Ergänzung von Bestandsanlagen versus Neuplanung von Hybridanlagen
Die Hybridisierung kann einerseits durch die nachträgliche Ergänzung einer bestehenden Windenergieanlage durch eine Photovoltaikanlage oder umgekehrt durchgeführt werden. Andererseits kann eine Hybridanlage auch von vornherein als solche am Reißbrett geplant und entwickelt werden.
Der derzeit gängige Praxisfall besteht darin, bestehende Anlagen nachträglich zu hybridisieren.
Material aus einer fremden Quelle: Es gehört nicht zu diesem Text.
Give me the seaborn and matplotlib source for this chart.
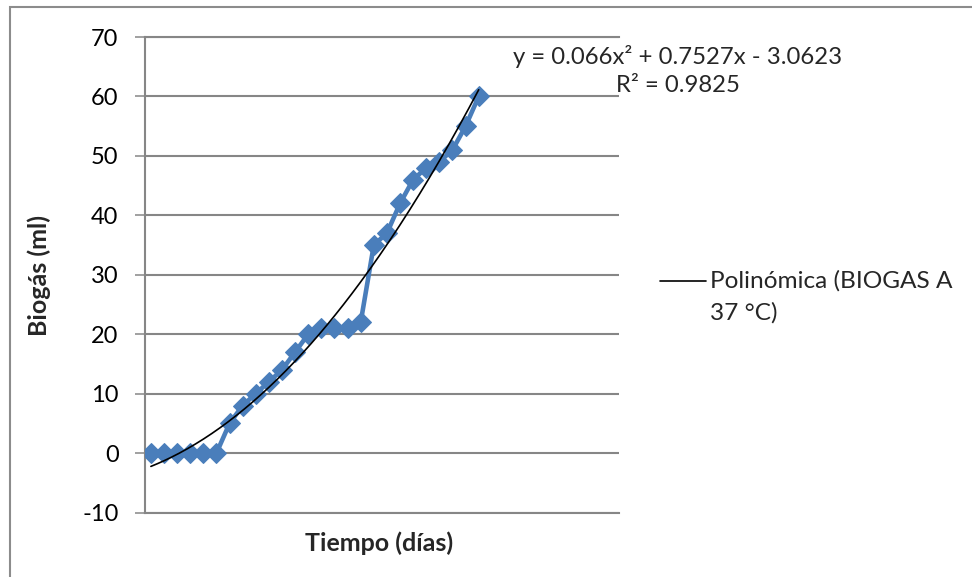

Das liegt insbesondere daran, dass in vielen Regionen die Netzkapazitäten begrenzt sind und es daher immer weniger Möglichkeit gibt, anders als auf diese Weise zusätzliche erneuerbare Energiekapazitäten zu schaffen. Zudem ist es derzeit auch praktisch sinnvoller, da eine Windentwicklung wesentlich länger als eine Photovoltaik-Entwicklung dauert und ansonsten der Entwicklungszeitplan durch das Windprojekt bestimmt wird und somit erste Kapitalrückflüsse erst wesentlich später kämen. Die Hybridisierung bietet hierbei eine Möglichkeit, weitere erneuerbare Energiequellen zu nutzen, ohne das Netz umfassend ausbauen zu müssen. Somit kann die Nutzung des bereits vorhandenen Netzanschlusses optimiert und die Rentabilität des Gesamt-Ensembles gesteigert werden.
Das ist besonders relevant, wenn Netzkapazitäten insgesamt knapp sind, ein bereits bestehender Netzanschluss wegen schwankender Stromerzeugung aber nicht optimal genutzt werden kann. Zukünftig ist jedoch zu erwarten, dass auch bei der Planung neuer Anlagen vermehrt auf Hybridisierung geachtet wird, um die Netzinfrastruktur von vornherein effizienter zu nutzen.